The suspect in the Chicago-area poisonings that triggered a nationwide scare was 76 years old.

James Lewis holds documents at federal court
James Lewis, who was a leading suspect in the 1982 murders of seven people who swallowed tainted Tylenol, holds documents at federal court, June 5, 1984, in Kansas City, Mo. Keith Myers/The Kansas City Star via AP, File

CAMBRIDGE, Mass. (AP) — The suspect in the 1982 Tylenol poisonings that killed seven people in the Chicago area and triggered a nationwide scare has died, police confirmed on Monday.

Officers, firefighters and EMTs responding to a report of unresponsive person about 4 p.m. Sunday found James Lewis dead in his Cambridge, Massachusetts, home, Cambridge Police Superintendent Frederick Cabral said in a statement. He was 76, police said.

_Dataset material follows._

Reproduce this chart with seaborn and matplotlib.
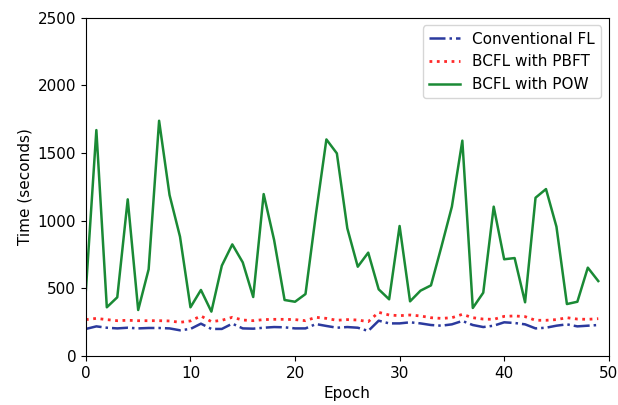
import numpy as np
import matplotlib
matplotlib.use('Agg')
import matplotlib.pyplot as plt
import seaborn as sns

epochs = list(range(50))

conventional_fl = [200, 219, 209, 204, 209, 204, 207, 207, 204, 190,
                   200, 239, 200, 200, 239, 204, 202, 209, 214, 212,
                   204, 204, 236, 222, 209, 214, 209, 185, 261, 241,
                   241, 249, 241, 229, 224, 234, 259, 229, 214, 224,
                   249, 244, 234, 204, 209, 224, 234, 219, 224, 229]

bcfl_pbft = [269, 278, 269, 261, 264, 261, 261, 261, 259, 249,
             259, 296, 254, 264, 286, 266, 261, 269, 271, 271,
             269, 261, 286, 278, 264, 269, 266, 254, 323, 303,
             298, 303, 296, 283, 278, 283, 308, 283, 273, 271,
             293, 296, 291, 264, 264, 269, 283, 273, 271, 276]

bcfl_pow = [488, 1670, 360, 434, 1158, 340, 641, 1739, 1190, 882,
            360, 488, 328, 668, 825, 692, 436, 1197, 857, 414,
            401, 458, 1050, 1601, 1498, 944, 660, 764, 493, 419,
            961, 404, 483, 522, 808, 1104, 1592, 355, 468, 1104,
            715, 724, 397, 1170, 1234, 956, 384, 401, 653, 554]

plt.rcParams['font.size'] = 11

fig = plt.figure(figsize=(6.18, 4.05), dpi=100)
ax = fig.add_axes([0.139, 0.121, 0.846, 0.835])

sns.lineplot(x=epochs, y=conventional_fl, ax=ax, color='#2b3a9e', linestyle='-.',
             linewidth=1.8, label='Conventional FL')
sns.lineplot(x=epochs, y=bcfl_pbft, ax=ax, color='#ff2a2a', linestyle=':',
             linewidth=2.0, label='BCFL with PBFT')
sns.lineplot(x=epochs, y=bcfl_pow, ax=ax, color='#1a8a35', linestyle='-',
             linewidth=1.8, label='BCFL with POW')

ax.set_xlim(0, 50)
ax.set_ylim(0, 2500)
ax.set_xticks([0, 10, 20, 30, 40, 50])
ax.set_yticks([0, 500, 1000, 1500, 2000, 2500])
ax.tick_params(labelsize=11)
ax.set_xlabel('Epoch', fontsize=11)
ax.set_ylabel('Time (seconds)', fontsize=11)
ax.legend(loc='upper right', fontsize=11)

fig.savefig('out.png', dpi=100)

“Following an investigation, Lewis’ death was determined to be not suspicious,” the statement said.

No one was ever charged in the deaths of seven people who took drugs laced with cyanide. Lewis served more than 12 years in prison for sending an extortion note to Johnson & Johnson, demanding $1 million to “stop the killing.”


When he was arrested in 1982 after a nationwide manhunt, he gave investigators a detailed account of how the killer might have operated. Lewis later admitted sending the letter and demanding the money, but he said he never intended to collect it.